In the beginning there was my father, my mother and four rowdy siblings, and I almost had the distinction of being the youngest until two more brothers popped up, three and ten years later, respectively. Unfortunately, our Catholic family carried a special kind of shame; my father had been married before he met Mom, so no Holy Communion for them in the Catholic church.

Our family religiously attended Mass every Sunday; and until seventh grade, I attended parochial school, which often meant daily Mass. Back then, service was in Latin. Of course, I didn’t understand a word that was being said; nevertheless, I developed a close relationship with God. In fact, when I was in middle-school, I once told a friend that I spoke with God. Her biting response was, "Well, it’s a one-way conversation!”

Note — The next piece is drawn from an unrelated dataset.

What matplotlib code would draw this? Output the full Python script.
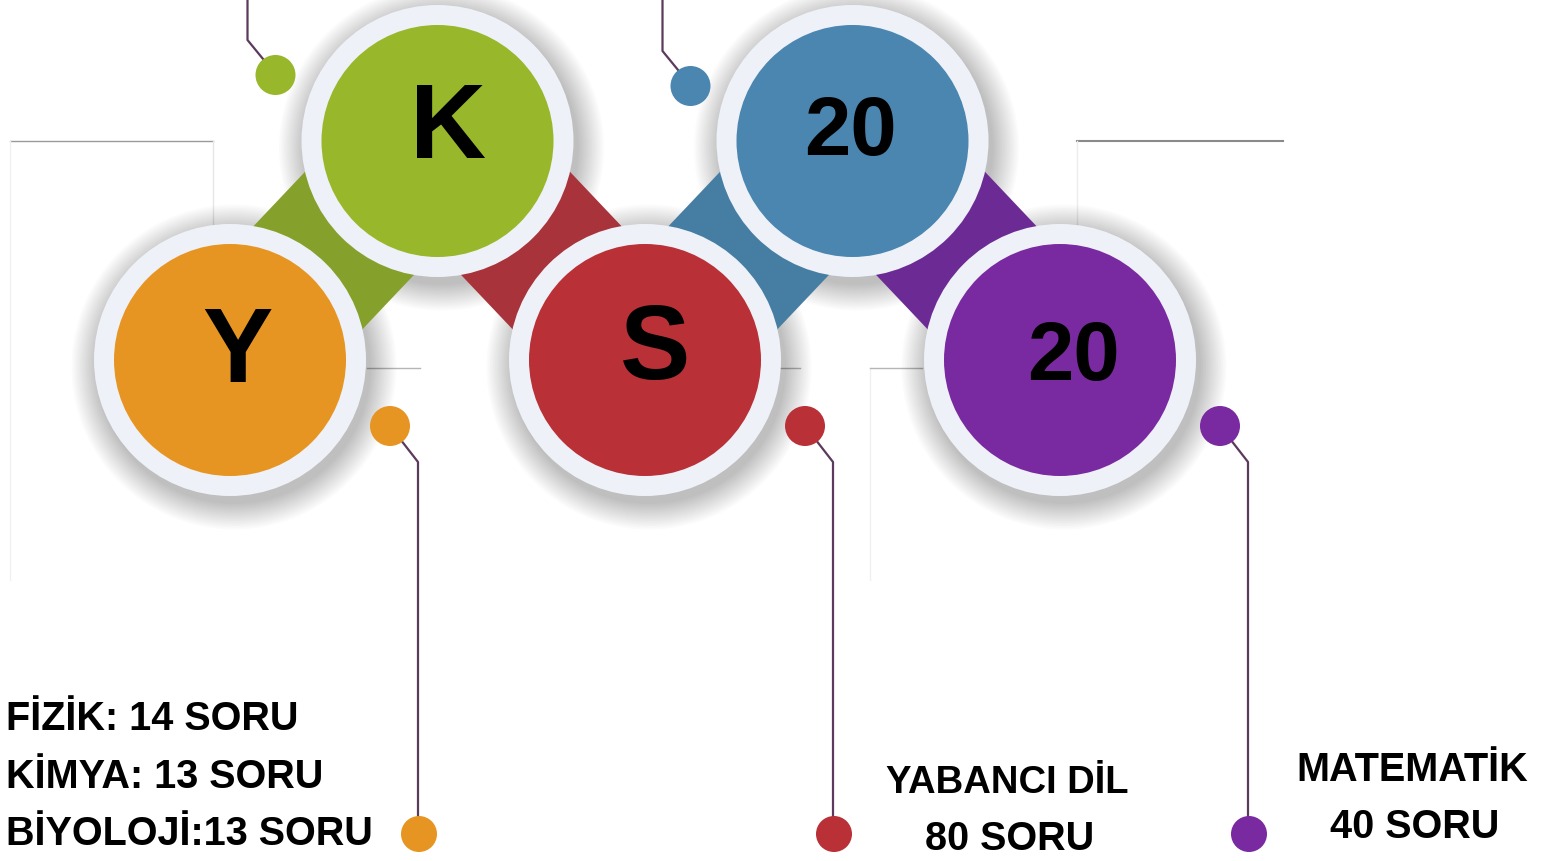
import matplotlib

matplotlib.use("Agg")

import matplotlib.pyplot as plt
from matplotlib.patches import Circle, Polygon
import numpy as np

# circle badges, left to right
BADGE_TEXT = ["Y", "K", "S", "20", "20"]
BADGE_COLORS = ["#e69522", "#98b72a", "#b93037", "#4a86b0", "#7a2aa0"]
BAND_COLORS = ["#86a02c", "#a8333b", "#467ea3", "#6c2b94"]

# question counts
SCIENCE_SUBJECTS = ["FİZİK", "KİMYA", "BİYOLOJİ"]
SCIENCE_COUNTS = [14, 13, 13]
SCIENCE_SEPS = [": ", ": ", ":"]
LANG_LABEL = "YABANCI DİL"
LANG_COUNT = 80
MATH_LABEL = "MATEMATİK"
MATH_COUNT = 40

RING = "#eef1f7"
WIRE = "#5b3a5c"
FONT = "Liberation Sans"
# glyph nudges inside each badge (px)
GLYPH_DX = [7, 11, 10, -2, 13]
GLYPH_DY = [-5, -11, -8, -8, -2]


def main() -> None:
    fig = plt.figure(figsize=(15.5, 8.61), dpi=100)
    ax = fig.add_axes([0, 0, 1, 1])
    ax.set_xlim(0, 1550)
    ax.set_ylim(861, 0)
    ax.axis("off")

    xs = 230 + 207.5 * np.arange(len(BADGE_TEXT))
    ys = np.where(np.arange(len(BADGE_TEXT)) % 2 == 0, 360, 141)

    # faint guide lines behind everything
    ax.plot([10, 213], [141, 141], color="#9a9a9a", lw=1, zorder=0)
    ax.plot([1077, 1283], [141, 141], color="#8a8a8a", lw=1.5, zorder=0)
    ax.plot([10, 10], [141, 580], color="#f0f0f0", lw=1, zorder=0)
    ax.plot([213, 213], [141, 225], color="#e6e6e6", lw=1, zorder=0)
    ax.plot([1077, 1077], [141, 225], color="#ececec", lw=1, zorder=0)
    ax.plot([870, 870], [368, 580], color="#f0f0f0", lw=1, zorder=0)
    for x0, x1 in [(367, 420), (780, 800), (870, 922)]:
        ax.plot([x0, x1], [368, 368], color="#b5b5b5", lw=1, zorder=0)

    # soft shadows, kept under the bands
    for cx, cy in zip(xs, ys):
        for k in range(16):
            ax.add_patch(Circle((cx + 4, cy + 7), 137 + k * 1.7, facecolor="#000000",
                                alpha=0.014, edgecolor="none", zorder=0.5))

    # bands linking consecutive badges
    half = 75
    for i, color in enumerate(BAND_COLORS):
        p0 = np.array([xs[i], ys[i]])
        p1 = np.array([xs[i + 1], ys[i + 1]])
        d = (p1 - p0) / np.linalg.norm(p1 - p0)
        n = np.array([-d[1], d[0]]) * half
        ax.add_patch(Polygon([p0 + n, p1 + n, p1 - n, p0 - n], closed=True,
                             facecolor=color, edgecolor="none", zorder=1))

    # badges
    for i, (label, color) in enumerate(zip(BADGE_TEXT, BADGE_COLORS)):
        cx, cy = xs[i], ys[i]
        z = 2 + i * 0.1
        ax.add_patch(Circle((cx, cy), 136, facecolor=RING, edgecolor="none", zorder=z + 0.01))
        ax.add_patch(Circle((cx, cy), 116, facecolor=color, edgecolor="none", zorder=z + 0.02))
        size = 76 if label.isalpha() else 60
        ax.text(cx + GLYPH_DX[i], cy + GLYPH_DY[i], label, fontsize=size, fontweight="bold",
                family=FONT, ha="center", va="center", color="black", zorder=z + 0.03)

    # connectors: top ones for K and first 20
    for i in (1, 3):
        cx, cy = xs[i], ys[i]
        dx, dy = cx - 162, cy - (66 if i == 1 else 55)
        ax.plot([dx - 1, dx - 28, dx - 28], [dy - 2, dy - 35, -5], color=WIRE, lw=1.6, zorder=1.5)
        ax.add_patch(Circle((dx, dy), 20, facecolor=BADGE_COLORS[i], edgecolor="none", zorder=1.6))

    # connectors: bottom ones for Y, S and last 20
    for i in (0, 2, 4):
        cx, cy = xs[i], ys[i]
        dx, dy = cx + 160, cy + 66
        ax.plot([dx, dx + 28, dx + 28], [dy, dy + 36, 822], color=WIRE, lw=1.6, zorder=1.5)
        ax.add_patch(Circle((dx, dy), 20, facecolor=BADGE_COLORS[i], edgecolor="none", zorder=1.6))
        ax.add_patch(Circle((dx + 29, 834), 18, facecolor=BADGE_COLORS[i], edgecolor="none", zorder=1.6))

    # question counts
    for k, (subj, sep, cnt) in enumerate(zip(SCIENCE_SUBJECTS, SCIENCE_SEPS, SCIENCE_COUNTS)):
        ax.text(6, 719 + k * 57.5, f"{subj}{sep}{cnt} SORU", fontsize=28.5, fontweight="bold",
                family=FONT, ha="left", va="center", color="black")
    ax.text(1007, 783, LANG_LABEL, fontsize=27.5, fontweight="bold", family=FONT,
            ha="center", va="center", color="black")
    ax.text(1010, 839, f"{LANG_COUNT} SORU", fontsize=28.5, fontweight="bold", family=FONT,
            ha="center", va="center", color="black")
    ax.text(1412, 770, MATH_LABEL, fontsize=28.5, fontweight="bold", family=FONT,
            ha="center", va="center", color="black")
    ax.text(1415, 827, f"{MATH_COUNT} SORU", fontsize=28.5, fontweight="bold", family=FONT,
            ha="center", va="center", color="black")

    fig.savefig("out.png", dpi=100, facecolor="white")
    plt.close(fig)


if __name__ == "__main__":
    main()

By the time I was in my late teens, my religious attendance was more hit-or-miss than faithful. One Sunday morning, I was super late for service and the church was teeming with people crowding the back of the church. Rather than go home, I opted to go to the empty sanctuary in the basement. During the celebration of Mass, I had rarely experienced a sense of intimacy with the Lord, even if by then Catholics were celebrating in English. But on that day, I felt God’s love and light. I'd poured my heart to Jesus and asked for His guidance and forgiveness. I also asked Him to please always be with me.

With hindsight, I have no doubt that His grace on that day paved the way for my deliverance twenty years later. That Sunday was to be the last time I mindfully attended a worship service until two decades later when the lemmings of sin brought me back to my knees and Him. By then, I had married a tormented soul who was wonderful when sober but wretched when drinking. And in 1991, I needed divine help!

Someone once said that coincidence is simply God choosing to remain anonymous. In my case, my ex-husband’s disease was God’s call for me to repent and return to Him. I can now view my life and discern the holy synchronicities that nudged my spirit this way or that way; and it is this perspective that gives me peace. Yes, I still have moments of darkness filled with fear and doubt, but then the Holy Spirit unmistakably raps me on the shoulder and lets me know that Jesus is real; and they are occasions of sheer bliss and delight that I choose to recall during my flashes of mistrust. The Bible tells us in Luke 23:46 that Jesus with his last breaths "cried out with a loud voice, 'Father into thy hands, I commit my spirit.'” For me, these are the words that lead to salvation on earth.